Sequestering carbon in the soil holds huge potential as a means of mitigating climate change and increasing soil fertility, and some bold statements have been made about it. However, it’s important to remember that healthy soil holds far more carbon than unhealthy soil. In the last century, half of most of the world’s soils have been depleted of carbon by 50% to 70%. It’s not holding on to nearly as much carbon as it had and a lot of that has to do with land management. One thing about that mycorrhizal fungi is that it’s killed off by all the things we’ve been pouring on the land to make it more productive – nitrogen fertilizer, herbicides, and pesticides, not to mention fungicides – so in the long term, it’s not doing much for our soil and that’s beginning to show in decreasing productivity.
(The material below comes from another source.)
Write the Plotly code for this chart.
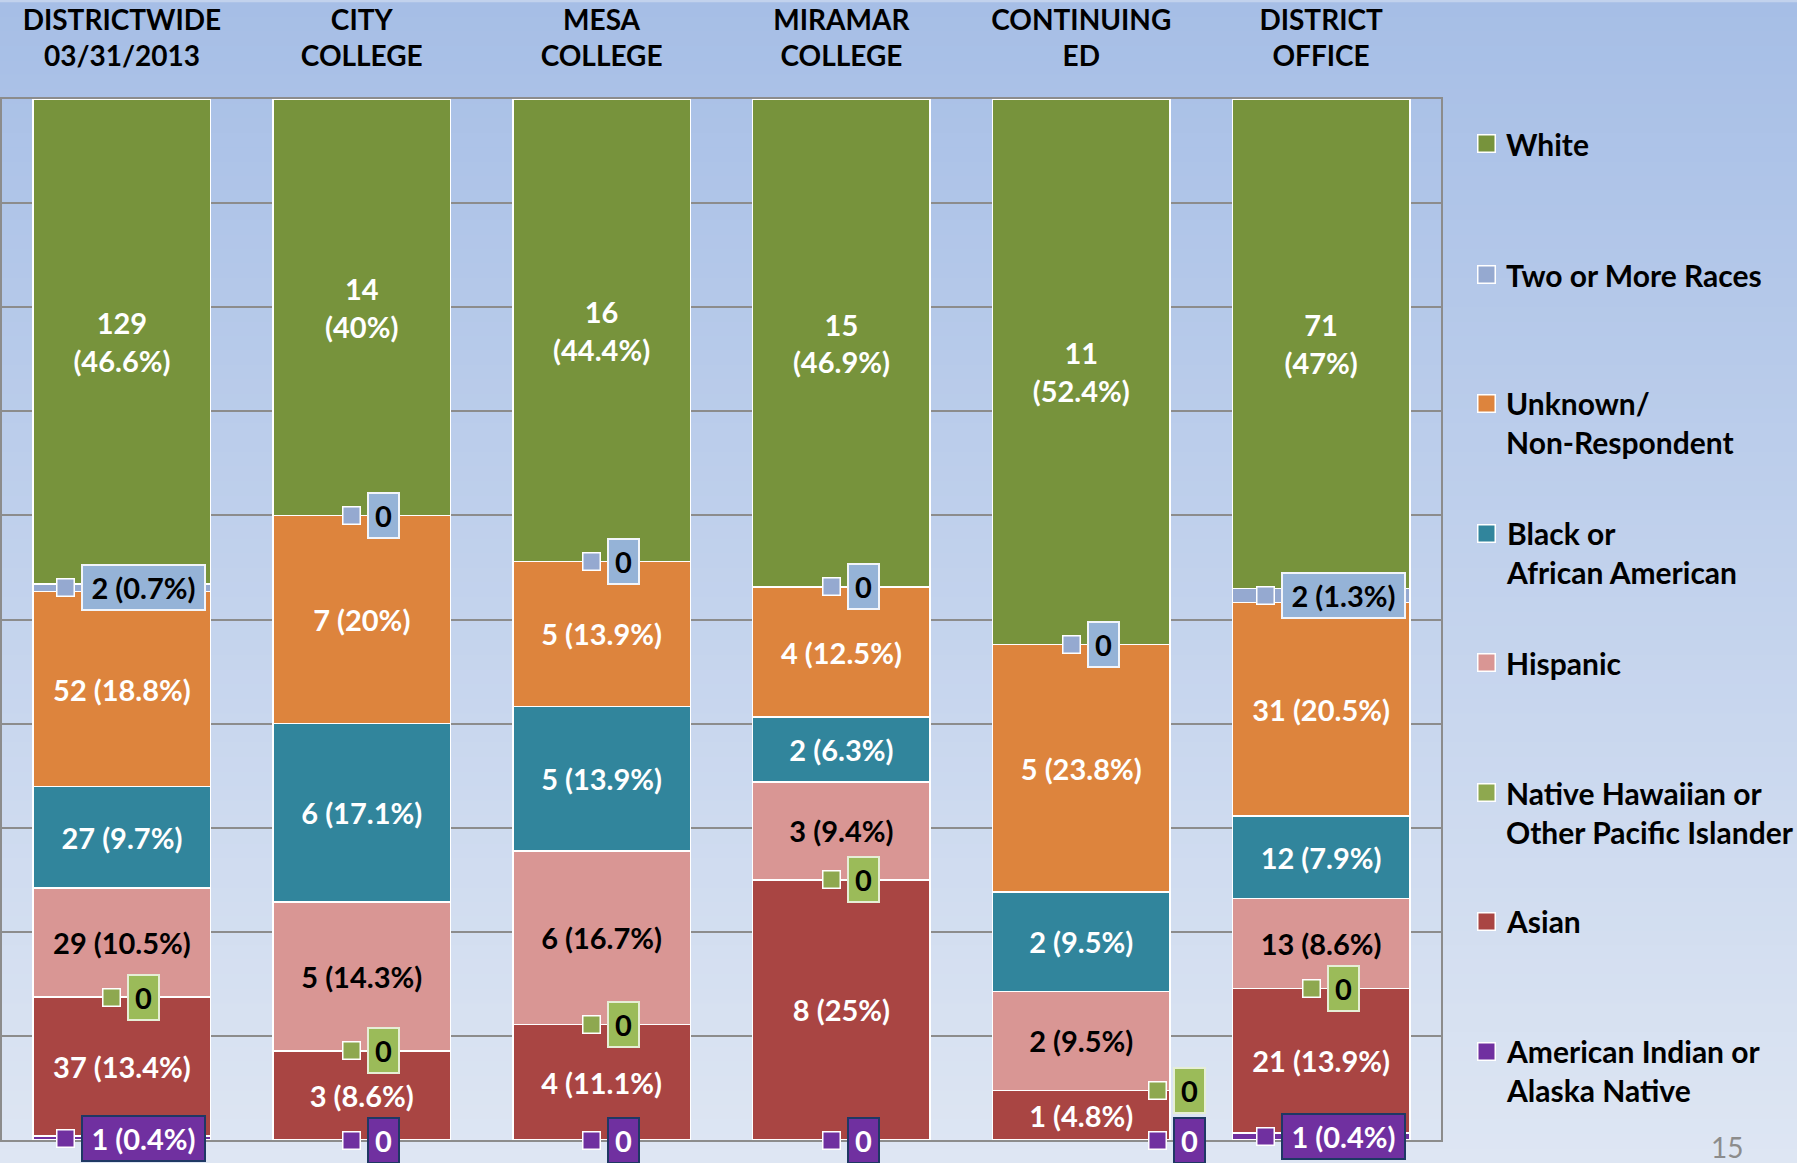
import plotly.graph_objects as go

# ---------------- data ----------------
categories = ["DISTRICTWIDE<br>03/31/2013", "CITY<br>COLLEGE", "MESA<br>COLLEGE",
              "MIRAMAR<br>COLLEGE", "CONTINUING<br>ED", "DISTRICT<br>OFFICE"]

american_indian = [1, 0, 0, 0, 0, 1]
american_indian_pct = [0.4, None, None, None, None, 0.4]
asian = [37, 3, 4, 8, 1, 21]
asian_pct = [13.4, 8.6, 11.1, 25, 4.8, 13.9]
pacific_islander = [0, 0, 0, 0, 0, 0]
pacific_islander_pct = [None, None, None, None, None, None]
hispanic = [29, 5, 6, 3, 2, 13]
hispanic_pct = [10.5, 14.3, 16.7, 9.4, 9.5, 8.6]
black = [27, 6, 5, 2, 2, 12]
black_pct = [9.7, 17.1, 13.9, 6.3, 9.5, 7.9]
unknown = [52, 7, 5, 4, 5, 31]
unknown_pct = [18.8, 20, 13.9, 12.5, 23.8, 20.5]
two_or_more = [2, 0, 0, 0, 0, 2]
two_or_more_pct = [0.7, None, None, None, None, 1.3]
white = [129, 14, 16, 15, 11, 71]
white_pct = [46.6, 40, 44.4, 46.9, 52.4, 47]

series_names = ["American Indian or<br>Alaska Native", "Asian",
                "Native Hawaiian or<br>Other Pacific Islander", "Hispanic",
                "Black or<br>African American", "Unknown/<br>Non-Respondent",
                "Two or More Races", "White"]
series_values = [american_indian, asian, pacific_islander, hispanic, black,
                 unknown, two_or_more, white]
series_pcts = [american_indian_pct, asian_pct, pacific_islander_pct, hispanic_pct,
               black_pct, unknown_pct, two_or_more_pct, white_pct]

# ---------------- style ----------------
FONT = "Lato"
FS = 29
KEY = 16
bar_colors = ["#7030A0", "#A94543", "#8EA84F", "#D99694", "#31859C", "#DD843D",
              "#95A9D0", "#77933C"]
text_colors = [None, "white", None, "black", "white", "white", None, "white"]
inbar = [False, True, False, True, True, True, False, True]
callout_style = {
    0: dict(bg="#7030A0", border="#1F3864", font="white", key="#7030A0"),
    2: dict(bg="#9BBB59", border="#E6EED6", font="black", key="#8EA84F"),
    6: dict(bg="#95B3D7", border="#F2F5FA", font="black", key="#95A9D0"),
}
extra_shift = {0: [0, 0, 0, 0, 86, 0], 2: [0, 0, 0, 0, 86, 0], 6: [0] * 6}

W, H = 1797, 1163
PL, PR, PT, PB = 2, 1441, 97, 1140
PW, PH = PR - PL, PB - PT


def px_x(px):
    return (px - PL) / PW


def px_y(py):
    return (PB - py) / PH


def label(c, p, wrap=False):
    if c == 0:
        return "0"
    return f"{c}" + ("<br>" if wrap else " ") + f"({p:g}%)"


idx = list(range(len(categories)))
totals = [sum(s[i] for s in series_values) for i in idx]

fig = go.Figure()
for k, (name, vals, pcts) in enumerate(zip(series_names, series_values, series_pcts)):
    txt = None
    if inbar[k]:
        txt = [label(v, p, wrap=(k == 7)) for v, p in zip(vals, pcts)]
    fig.add_trace(go.Bar(
        x=idx, y=vals, name=name.replace("<br>", " "),
        marker=dict(color=bar_colors[k], line=dict(color="white", width=1.5)),
        text=txt, textposition="inside" if txt else "none",
        insidetextanchor="middle", textangle=0, constraintext="none",
        insidetextfont=dict(family=FONT, size=FS, color=text_colors[k] or "white", weight=700),
        showlegend=False, hoverinfo="skip",
    ))

annotations = []
# callout labels for small / zero series
for k in (6, 2, 0):
    st = callout_style[k]
    for i in idx:
        below = sum(series_values[j][i] for j in range(k))
        v = series_values[k][i]
        yc = (below + v / 2) / totals[i] * 100
        txt = label(v, series_pcts[k][i])
        zero = v == 0
        box_w = 33 if zero else 125
        cx = 22 + extra_shift[k][i]
        key_x = cx - box_w / 2 - 15.5
        annotations.append(dict(
            x=i, y=yc, xref="x", yref="y", text=txt, showarrow=False,
            xshift=cx, font=dict(family=FONT, size=FS, color=st["font"], weight=700),
            bgcolor=st["bg"], bordercolor=st["border"], borderwidth=2, borderpad=1,
            width=box_w - 6, height=41, align="center", valign="middle",
        ))
        annotations.append(dict(
            x=i, y=yc, xref="x", yref="y", text=" ", showarrow=False,
            xshift=key_x, font=dict(size=4), bgcolor=st["key"], bordercolor="white",
            borderwidth=1.5, borderpad=0, width=KEY, height=KEY,
        ))

# legend (top to bottom)
legend_y = [142, 273, 402, 532, 662, 792, 921, 1051]
for pos, k in enumerate(reversed(range(len(series_names)))):
    yc = legend_y[pos]
    annotations.append(dict(
        x=px_x(1486), y=px_y(yc), xref="paper", yref="paper", text=" ",
        showarrow=False, font=dict(size=4),
        bgcolor=bar_colors[k] if k not in callout_style else callout_style[k]["key"],
        bordercolor="white", borderwidth=1.5, borderpad=0, width=KEY, height=KEY,
        xanchor="center", yanchor="middle",
    ))
    annotations.append(dict(
        x=px_x(1504), y=px_y(yc - 20), xref="paper", yref="paper",
        text=series_names[k], showarrow=False, align="left",
        xanchor="left", yanchor="top",
        font=dict(family=FONT, size=30, color="black", weight=700),
    ))

annotations.append(dict(
    x=px_x(1727), y=px_y(1147), xref="paper", yref="paper", text="15",
    showarrow=False, xanchor="center", yanchor="middle",
    font=dict(family=FONT, size=28, color="#8C8C8C"),
))

# gradient background
shapes = []
top_c = (0xA6, 0xBE, 0xE6)
bot_c = (0xDE, 0xE6, 0xF3)
N = 80
for s in range(N):
    t = (s + 0.5) / N
    c = tuple(round(a + (b - a) * t) for a, b in zip(top_c, bot_c))
    y0 = H * s / N
    y1 = H * (s + 1) / N + 1
    shapes.append(dict(
        type="rect", xref="paper", yref="paper", layer="below",
        x0=px_x(-5), x1=px_x(W + 5), y0=px_y(y1), y1=px_y(y0),
        line=dict(width=0), fillcolor="rgb(%d,%d,%d)" % c,
    ))

fig.update_layout(
    width=W, height=H,
    margin=dict(l=PL, r=W - PR, t=PT, b=H - PB, pad=0),
    barmode="stack", barnorm="percent", bargap=0.26,
    paper_bgcolor="#C2D2ED", plot_bgcolor="rgba(0,0,0,0)",
    annotations=annotations, shapes=shapes,
    xaxis=dict(
        range=[-0.5, 5.5], tickvals=idx, ticktext=categories, side="top",
        ticks="", showgrid=False, zeroline=False, fixedrange=True,
        tickfont=dict(family=FONT, size=28, color="black", weight=700),
        showline=True, mirror=True, linecolor="#8C8C8C", linewidth=1.5,
        ticklabelstandoff=20,
    ),
    yaxis=dict(
        range=[0, 100], dtick=10, showticklabels=False, showgrid=True,
        gridcolor="#8C8C8C", gridwidth=1.5, zeroline=False,
        showline=True, mirror=True, linecolor="#8C8C8C", linewidth=1.5,
    ),
    font=dict(family=FONT),
)

fig.write_html(
    "out.html",
    config={"displayModeBar": False},
    post_script="document.body.style.margin='0';document.body.style.overflow='hidden';",
)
What we need is more healthy soil.

 

This is where cows come in. Building soil is a top down activity where the myriad microbial life around a plant’s root system in healthy soil feeds the subsoil farther down turning it into topsoil. Cows and livestock can speed up this transformation, if well managed, because they are key contributors to the microbial world (think of cow dung.) There are a number of innovative land management techniques that focus on caring for the content of the soil and working to preserve its innate health. Cows remind us of the potency of holistic thinking, not just in agriculture, but in our broader global ecosystem. Quite literally, our earth is the root of everything, as the Sanskrit proverb reflects, ‘Upon this handful of soil our survival depends. Husband it and it will grow our food, our fuel, our shelter and surround us with beauty. Abuse it and soil will collapse and die, taking humanity with it.